%%

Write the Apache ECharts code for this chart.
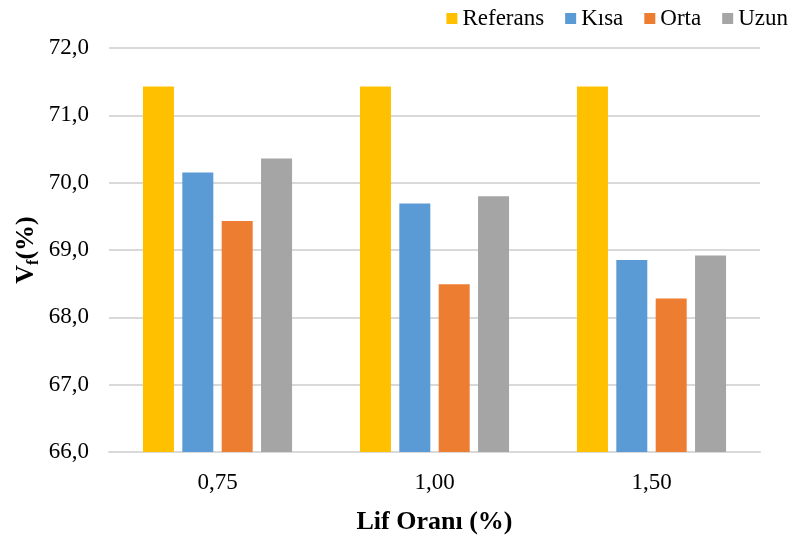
<!DOCTYPE html>
<html>
<head>
<meta charset="utf-8">
<script src="https://cdn.jsdelivr.net/npm/echarts@6/dist/echarts.min.js"></script>
<style>
  html, body { margin: 0; padding: 0; background: #fff; }
  #chart { width: 795px; height: 544px; }
</style>
</head>
<body>
<div id="chart"></div>
<script>
// Fibre ratio categories and the fibre volume fraction per fibre length
const categories = ['0,75', '1,00', '1,50'];
const referans = [71.43, 71.43, 71.43];
const kisa = [70.15, 69.69, 68.85];
const orta = [69.43, 68.49, 68.28];
const uzun = [70.36, 69.80, 68.92];
const seriesNames = ['Referans', 'Kısa', 'Orta', 'Uzun'];
const colors = ['#FFC000', '#5B9BD5', '#ED7D31', '#A5A5A5'];

const FONT = '"Liberation Serif", "Times New Roman", serif';

const chart = echarts.init(document.getElementById('chart'), null, { renderer: 'canvas' });

const values = [referans, kisa, orta, uzun];

chart.setOption({
  animation: false,
  backgroundColor: '#ffffff',
  textStyle: { fontFamily: FONT, color: '#000' },
  color: colors,
  legend: {
    data: seriesNames,
    right: 2,
    top: 2,
    icon: 'rect',
    itemWidth: 11,
    itemHeight: 11,
    itemGap: 21,
    textStyle: { fontFamily: FONT, fontSize: 23, color: '#000' }
  },
  grid: { left: 109, right: 35, top: 48, bottom: 92, outerBoundsMode: 'none', containLabel: false },
  xAxis: {
    type: 'category',
    data: categories,
    axisTick: { show: false },
    axisLine: { lineStyle: { color: '#d9d9d9', width: 2 } },
    axisLabel: { fontFamily: FONT, fontSize: 23, color: '#000', margin: 19 },
    name: 'Lif Oranı (%)',
    nameLocation: 'middle',
    nameGap: 57,
    nameMoveOverlap: false,
    nameTextStyle: { fontFamily: FONT, fontSize: 26, fontWeight: 'bold', color: '#000' }
  },
  yAxis: {
    type: 'value',
    min: 66,
    max: 72,
    interval: 1,
    axisLine: { show: false },
    axisTick: { show: false },
    splitLine: { lineStyle: { color: '#d9d9d9', width: 2 } },
    axisLabel: {
      fontFamily: FONT, fontSize: 23, color: '#000', margin: 20,
      formatter: v => v.toFixed(1).replace('.', ',')
    },
    name: '{v|V}{f|f}{v|(%)}',
    nameLocation: 'middle',
    nameRotate: 90,
    nameGap: 67,
    nameMoveOverlap: false,
    nameTextStyle: {
      rich: {
        v: { fontFamily: FONT, fontSize: 26, fontWeight: 'bold', color: '#000', lineHeight: 32, verticalAlign: 'middle' },
        f: { fontFamily: FONT, fontSize: 16, fontWeight: 'bold', color: '#000', lineHeight: 32, verticalAlign: 'bottom' }
      }
    }
  },
  series: seriesNames.map((name, i) => ({
    name: name,
    type: 'bar',
    data: values[i],
    barWidth: 31,
    barGap: '27%',
    itemStyle: { color: colors[i] }
  }))
});
</script>
</body>
</html>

%%

Quote in full the listing given above; the images are to be left out.

■ Written response:
Write the Apache ECharts code for this chart.
<!DOCTYPE html>
<html>
<head>
<meta charset="utf-8">
<script src="https://cdn.jsdelivr.net/npm/echarts@6/dist/echarts.min.js"></script>
<style>
  html, body { margin: 0; padding: 0; background: #fff; }
  #chart { width: 795px; height: 544px; }
</style>
</head>
<body>
<div id="chart"></div>
<script>
// Fibre ratio categories and the fibre volume fraction per fibre length
const categories = ['0,75', '1,00', '1,50'];
const referans = [71.43, 71.43, 71.43];
const kisa = [70.15, 69.69, 68.85];
const orta = [69.43, 68.49, 68.28];
const uzun = [70.36, 69.80, 68.92];
const seriesNames = ['Referans', 'Kısa', 'Orta', 'Uzun'];
const colors = ['#FFC000', '#5B9BD5', '#ED7D31', '#A5A5A5'];

const FONT = '"Liberation Serif", "Times New Roman", serif';

const chart = echarts.init(document.getElementById('chart'), null, { renderer: 'canvas' });

const values = [referans, kisa, orta, uzun];

chart.setOption({
  animation: false,
  backgroundColor: '#ffffff',
  textStyle: { fontFamily: FONT, color: '#000' },
  color: colors,
  legend: {
    data: seriesNames,
    right: 2,
    top: 2,
    icon: 'rect',
    itemWidth: 11,
    itemHeight: 11,
    itemGap: 21,
    textStyle: { fontFamily: FONT, fontSize: 23, color: '#000' }
  },
  grid: { left: 109, right: 35, top: 48, bottom: 92, outerBoundsMode: 'none', containLabel: false },
  xAxis: {
    type: 'category',
    data: categories,
    axisTick: { show: false },
    axisLine: { lineStyle: { color: '#d9d9d9', width: 2 } },
    axisLabel: { fontFamily: FONT, fontSize: 23, color: '#000', margin: 19 },
    name: 'Lif Oranı (%)',
    nameLocation: 'middle',
    nameGap: 57,
    nameMoveOverlap: false,
    nameTextStyle: { fontFamily: FONT, fontSize: 26, fontWeight: 'bold', color: '#000' }
  },
  yAxis: {
    type: 'value',
    min: 66,
    max: 72,
    interval: 1,
    axisLine: { show: false },
    axisTick: { show: false },
    splitLine: { lineStyle: { color: '#d9d9d9', width: 2 } },
    axisLabel: {
      fontFamily: FONT, fontSize: 23, color: '#000', margin: 20,
      formatter: v => v.toFixed(1).replace('.', ',')
    },
    name: '{v|V}{f|f}{v|(%)}',
    nameLocation: 'middle',
    nameRotate: 90,
    nameGap: 67,
    nameMoveOverlap: false,
    nameTextStyle: {
      rich: {
        v: { fontFamily: FONT, fontSize: 26, fontWeight: 'bold', color: '#000', lineHeight: 32, verticalAlign: 'middle' },
        f: { fontFamily: FONT, fontSize: 16, fontWeight: 'bold', color: '#000', lineHeight: 32, verticalAlign: 'bottom' }
      }
    }
  },
  series: seriesNames.map((name, i) => ({
    name: name,
    type: 'bar',
    data: values[i],
    barWidth: 31,
    barGap: '27%',
    itemStyle: { color: colors[i] }
  }))
});
</script>
</body>
</html>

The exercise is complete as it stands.